The school board members met in a closed session Monday morning beginning at 10:00 a.m. and made the announcement after they emerged at about 11:50. It marked the third school board closed session for personnel discussion, totaling more than eight hours, over the past 10 days.

Dr. Kristy Davis, the chief student services officer, was appointed as the acting superintendent by a unanimous 7-0 vote.

Dr. Kristy Davis, the chief student services officer, who has been elevated to serve as acting superintendent.

Butler, 47, did not appear to be present.  He was not in the auditorium nor the adjacent room where closed meetings are held when the open portion of the school board meeting began at 10:00. His resignation is effective at the end of the day.

His resignation here marks the second consecutive school superintendent post where he has resigned in the face of mounting school board dissatisfaction.

Butler had resigned under similar circumstances from his last superintendent’s post with the Roanoke Rapids Graded School District in Halifax County.  In that case, Butler resigned on September 1, 2021, and his resignation took effect at the end of that month; he remained on paid leave until his resignation took effect.

Butler received a severance payment of $152,680.77, plus continuing coverage of his COBRA health insurance for up to 18 month, The Roanoke Rapids Daily Herald reported at the time.

He then worked in Guilford County as a central office administrator in charge of principal development.

After a relatively quiet and uneventful first year (he began his tenure July 1, 2022), Butler hit a number of headwinds, both in the community, among ABSS parents, and with the county commissioners since June 2023.
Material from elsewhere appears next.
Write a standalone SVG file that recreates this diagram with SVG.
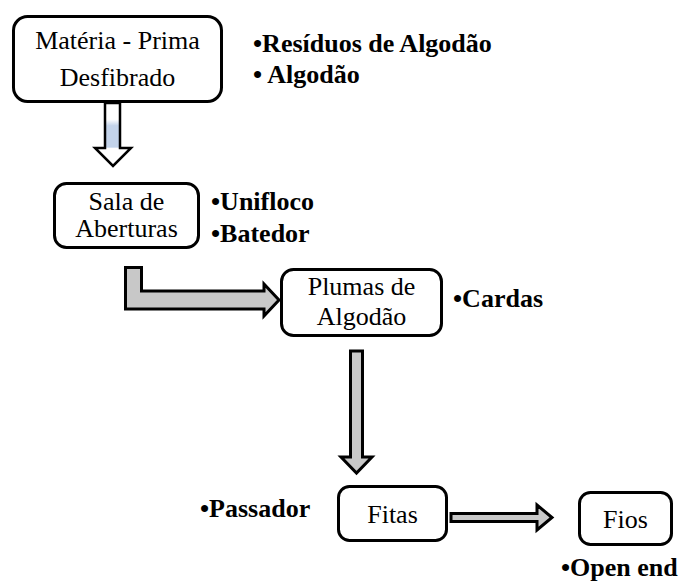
<svg xmlns="http://www.w3.org/2000/svg" width="685" height="582" viewBox="0 0 685 582">
<defs>
<linearGradient id="blueShaft" x1="0" y1="0" x2="0" y2="1">
<stop offset="0" stop-color="#ffffff"/>
<stop offset="0.26" stop-color="#ffffff"/>
<stop offset="0.36" stop-color="#c3d3ea"/>
<stop offset="0.70" stop-color="#c3d3ea"/>
<stop offset="0.72" stop-color="#ffffff"/>
<stop offset="1" stop-color="#ffffff"/>
</linearGradient>
</defs>
<style>
.box{fill:#ffffff;stroke:#000000;stroke-width:3}
.lbl{font-family:'Liberation Serif','Times New Roman',serif;font-size:26px;fill:#000000;text-anchor:middle}
.bul{font-family:'Liberation Serif','Times New Roman',serif;font-size:26px;font-weight:bold;fill:#000000}
.arr{fill:#c8c8c8;stroke:#000000;stroke-width:3;stroke-linejoin:miter}
</style>
<rect width="685" height="582" fill="#ffffff"/>

<g id="connectors">
<polygon points="105,103 120,103 120,148 131,148 113,166 95,148 105,148" fill="url(#blueShaft)" stroke="#000000" stroke-width="2.5"/>
<polygon class="arr" points="125.5,267.5 141.5,267.5 141.5,291 264,291 264,284 279,300 264,316 264,309 125.5,309"/>
<polygon class="arr" points="350.5,351 362.5,351 362.5,457 372,457 356.5,473 341,457 350.5,457"/>
<polygon class="arr" points="451,513.5 537,513.5 537,505 552,517.5 537,530 537,521.5 451,521.5"/>
</g>

<g id="materia-prima">
<rect class="box" x="13.5" y="16.5" width="208" height="85" rx="14"/>
<text class="lbl" x="117.5" y="49">Matéria - Prima</text>
<text class="lbl" x="117.5" y="86">Desfibrado</text>
</g>
<g id="materia-notes">
<text class="bul" x="253" y="52">•Resíduos de Algodão</text>
<text class="bul" x="253" y="83">• Algodão</text>
</g>

<g id="sala-aberturas">
<rect class="box" x="54.5" y="183.5" width="144" height="64" rx="12"/>
<text class="lbl" x="126.5" y="210">Sala de</text>
<text class="lbl" x="126.5" y="237">Aberturas</text>
</g>
<g id="sala-notes">
<text class="bul" x="211" y="210">•Unifloco</text>
<text class="bul" x="211" y="242">•Batedor</text>
</g>

<g id="plumas">
<rect class="box" x="281.5" y="269.5" width="160" height="66" rx="12"/>
<text class="lbl" x="361.5" y="295">Plumas de</text>
<text class="lbl" x="361.5" y="325">Algodão</text>
</g>
<g id="plumas-notes">
<text class="bul" x="453" y="307">•Cardas</text>
</g>

<g id="fitas">
<rect class="box" x="338.5" y="486.5" width="108" height="54" rx="11"/>
<text class="lbl" x="392.5" y="523">Fitas</text>
</g>
<g id="fitas-notes">
<text class="bul" x="200" y="517">•Passador</text>
</g>

<g id="fios">
<rect class="box" x="579.5" y="492.5" width="92" height="52" rx="11"/>
<text class="lbl" x="625.5" y="528">Fios</text>
</g>
<g id="fios-notes">
<text class="bul" x="561" y="576">•Open end</text>
</g>
</svg>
Among the highlights of the controversial past year:

  • During a county commissioners’ meeting last June 19, Butler made a last-minute plea for $867,930 in additional funding for the school system, after having previously seemingly signed off on preliminary funding levels penciled in by the county manager. That additional amount also caused commissioners to up the proposed tax rate (from 43 cents to 43.2 cents per $100), with only chairman John Paisley, Jr. voting against the higher amount.
  • It was at that same meeting that Butler publicly said he had  recorded individual conversations with each county commissioner in his office during which, he claimed, they had each voiced support for higher teacher supplements.  Later that week, when The Alamance News filed a public records request for access to the tapes, Butler later told the newspaper he no longer had such recordings.  He never apologized to the commissioners for the secret recordings.
  • Then in a series of revelations in August and September, the school system said it had found mold in more than 30 schools, ultimately costing more than $20 million in cleanup and delaying the beginning of the school year by two weeks.
  • Some commissioners were particularly critical of the failure to get competitive bids for some of the cleanup efforts, as well as the seemingly open-ended nature of the contracts the school system entered into.
  • Butler’s firing of Southern High School football coach Fritz Hessenthaler last November on the day of the team’s first playoff game, which upset players and parents in the Southern zone.
  • Commissioners were also critical of a statement put out by the school system after January 9 storms rolled through the county, in which the school system blamed the commissioners for inadequate funding for school roofs, several of which leaked with the heavy rains.
  • Commissioners responded by outlining a timeline of the millions of dollars they had allocated to ABSS for roof replacements and repairs over the past four year, most of which had not yet been spent by the school system. Chairman Paisley has said that under Butler the school system tends to initiate publicity stunts before it actually approaches the commissioners with funding needs.
  • Most recently, earlier this year, Butler suddenly projected a $3.2 million budget deficit for the current fiscal year (that ends June 30) and set about notifying 24 employees their jobs would end and another 30 that their pay would be reduced (basically changing their salaries from a 12-month basis to a 10-month pay schedule).
  • Meanwhile, state senator Amy Galey had asked the Joint Legislative Commission on Governmental Operations (“Gov Ops”) to investigate the Alamance-Burlington school system’s policies and financial decisions.
  • It was after being interviewed by that commission last week, that chief finance officer Kim McVey is said to have submitted her resignation/retirement to the superintendent; he is said to have declined to accept it, but then turned around and fired her on Sunday.
  • On Monday(Feb. 1, he designated deputy superintendent Lowell Rogers to assume the financial duties, but that plan was soon aborted when Rogers was charged by the State Bureau of Investigation with having failed to report to law enforcement about a sex crime involving a 7-year-old boy. He has been placed on leave.
  • Then, on Thursday (Feb. 22), he said he had found enough money, $4.6 million, to keep all employees and would not need to end any of the several specialty programs that he had put on the chopping block.
  • Although in that same announcement, he said he would be eliminating the school system’s virtual school, which has set off another firestorm of opposition from parents of the students who still “attend” that school.
  • Then at last Monday’s school board meeting (Feb. 25), that amount of “found” money had been reduced to $2.7 million. And he said he regretted having announced the termination of the virtual school.